## [Do this]
Skip all pictures. Write out the data below from its first line through the line that contains "lbl.set_transform(lbl.get_transform() + shift)".

## [Records for the exercise]
>>>>

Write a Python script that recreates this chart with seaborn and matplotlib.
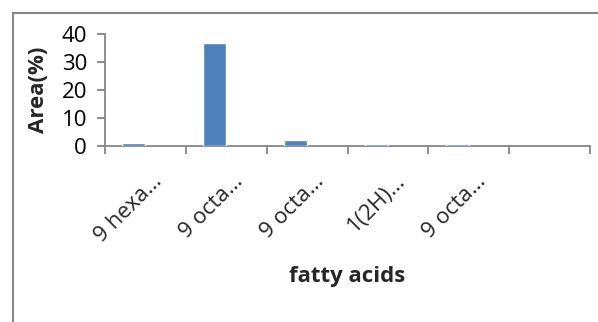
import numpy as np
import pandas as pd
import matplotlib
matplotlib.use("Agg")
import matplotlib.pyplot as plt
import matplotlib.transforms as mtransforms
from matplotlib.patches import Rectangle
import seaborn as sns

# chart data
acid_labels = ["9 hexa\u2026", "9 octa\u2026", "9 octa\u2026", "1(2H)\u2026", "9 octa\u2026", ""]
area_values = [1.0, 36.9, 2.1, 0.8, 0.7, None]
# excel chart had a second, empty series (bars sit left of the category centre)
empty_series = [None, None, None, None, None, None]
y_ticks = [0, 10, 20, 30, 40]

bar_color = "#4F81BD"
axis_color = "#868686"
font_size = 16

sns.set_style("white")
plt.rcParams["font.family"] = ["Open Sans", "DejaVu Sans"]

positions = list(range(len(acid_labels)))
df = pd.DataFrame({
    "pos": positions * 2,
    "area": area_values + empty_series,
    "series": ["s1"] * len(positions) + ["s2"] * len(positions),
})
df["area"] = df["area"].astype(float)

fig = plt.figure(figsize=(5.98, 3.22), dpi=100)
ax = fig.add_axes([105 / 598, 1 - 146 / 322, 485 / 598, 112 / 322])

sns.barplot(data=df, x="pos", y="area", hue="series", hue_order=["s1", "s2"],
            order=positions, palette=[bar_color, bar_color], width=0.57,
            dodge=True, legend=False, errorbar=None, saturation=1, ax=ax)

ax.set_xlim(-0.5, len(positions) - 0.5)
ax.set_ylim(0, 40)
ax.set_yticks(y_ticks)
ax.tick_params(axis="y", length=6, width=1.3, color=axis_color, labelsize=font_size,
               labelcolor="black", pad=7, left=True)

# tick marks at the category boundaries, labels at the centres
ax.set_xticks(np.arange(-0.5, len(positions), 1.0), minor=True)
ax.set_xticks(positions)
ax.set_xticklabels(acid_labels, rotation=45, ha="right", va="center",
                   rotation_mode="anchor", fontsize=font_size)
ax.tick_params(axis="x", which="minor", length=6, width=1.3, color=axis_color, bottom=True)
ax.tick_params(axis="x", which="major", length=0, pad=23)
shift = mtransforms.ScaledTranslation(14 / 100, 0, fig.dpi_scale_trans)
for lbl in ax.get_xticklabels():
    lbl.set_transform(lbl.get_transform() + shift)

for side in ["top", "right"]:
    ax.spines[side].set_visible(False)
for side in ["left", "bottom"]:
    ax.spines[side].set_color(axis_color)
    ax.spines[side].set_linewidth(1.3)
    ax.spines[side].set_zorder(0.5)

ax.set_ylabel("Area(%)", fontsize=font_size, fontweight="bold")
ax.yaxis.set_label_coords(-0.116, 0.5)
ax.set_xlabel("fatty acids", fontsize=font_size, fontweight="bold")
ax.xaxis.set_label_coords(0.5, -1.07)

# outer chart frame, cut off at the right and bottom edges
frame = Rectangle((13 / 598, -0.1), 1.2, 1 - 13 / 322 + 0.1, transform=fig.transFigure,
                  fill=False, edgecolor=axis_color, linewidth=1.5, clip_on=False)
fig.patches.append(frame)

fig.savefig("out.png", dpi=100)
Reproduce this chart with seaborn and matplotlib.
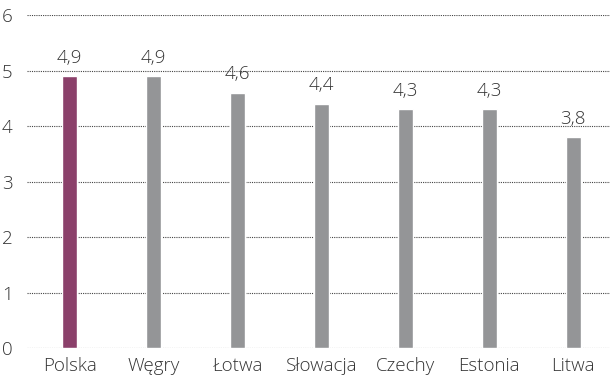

<<<<

## [Result below]
Write a Python script that recreates this chart with seaborn and matplotlib.
import numpy as np
import pandas as pd
import matplotlib
matplotlib.use("Agg")
import matplotlib.pyplot as plt
import matplotlib.transforms as mtransforms
from matplotlib.patches import Rectangle
import seaborn as sns

# chart data
acid_labels = ["9 hexa\u2026", "9 octa\u2026", "9 octa\u2026", "1(2H)\u2026", "9 octa\u2026", ""]
area_values = [1.0, 36.9, 2.1, 0.8, 0.7, None]
# excel chart had a second, empty series (bars sit left of the category centre)
empty_series = [None, None, None, None, None, None]
y_ticks = [0, 10, 20, 30, 40]

bar_color = "#4F81BD"
axis_color = "#868686"
font_size = 16

sns.set_style("white")
plt.rcParams["font.family"] = ["Open Sans", "DejaVu Sans"]

positions = list(range(len(acid_labels)))
df = pd.DataFrame({
    "pos": positions * 2,
    "area": area_values + empty_series,
    "series": ["s1"] * len(positions) + ["s2"] * len(positions),
})
df["area"] = df["area"].astype(float)

fig = plt.figure(figsize=(5.98, 3.22), dpi=100)
ax = fig.add_axes([105 / 598, 1 - 146 / 322, 485 / 598, 112 / 322])

sns.barplot(data=df, x="pos", y="area", hue="series", hue_order=["s1", "s2"],
            order=positions, palette=[bar_color, bar_color], width=0.57,
            dodge=True, legend=False, errorbar=None, saturation=1, ax=ax)

ax.set_xlim(-0.5, len(positions) - 0.5)
ax.set_ylim(0, 40)
ax.set_yticks(y_ticks)
ax.tick_params(axis="y", length=6, width=1.3, color=axis_color, labelsize=font_size,
               labelcolor="black", pad=7, left=True)

# tick marks at the category boundaries, labels at the centres
ax.set_xticks(np.arange(-0.5, len(positions), 1.0), minor=True)
ax.set_xticks(positions)
ax.set_xticklabels(acid_labels, rotation=45, ha="right", va="center",
                   rotation_mode="anchor", fontsize=font_size)
ax.tick_params(axis="x", which="minor", length=6, width=1.3, color=axis_color, bottom=True)
ax.tick_params(axis="x", which="major", length=0, pad=23)
shift = mtransforms.ScaledTranslation(14 / 100, 0, fig.dpi_scale_trans)
for lbl in ax.get_xticklabels():
    lbl.set_transform(lbl.get_transform() + shift)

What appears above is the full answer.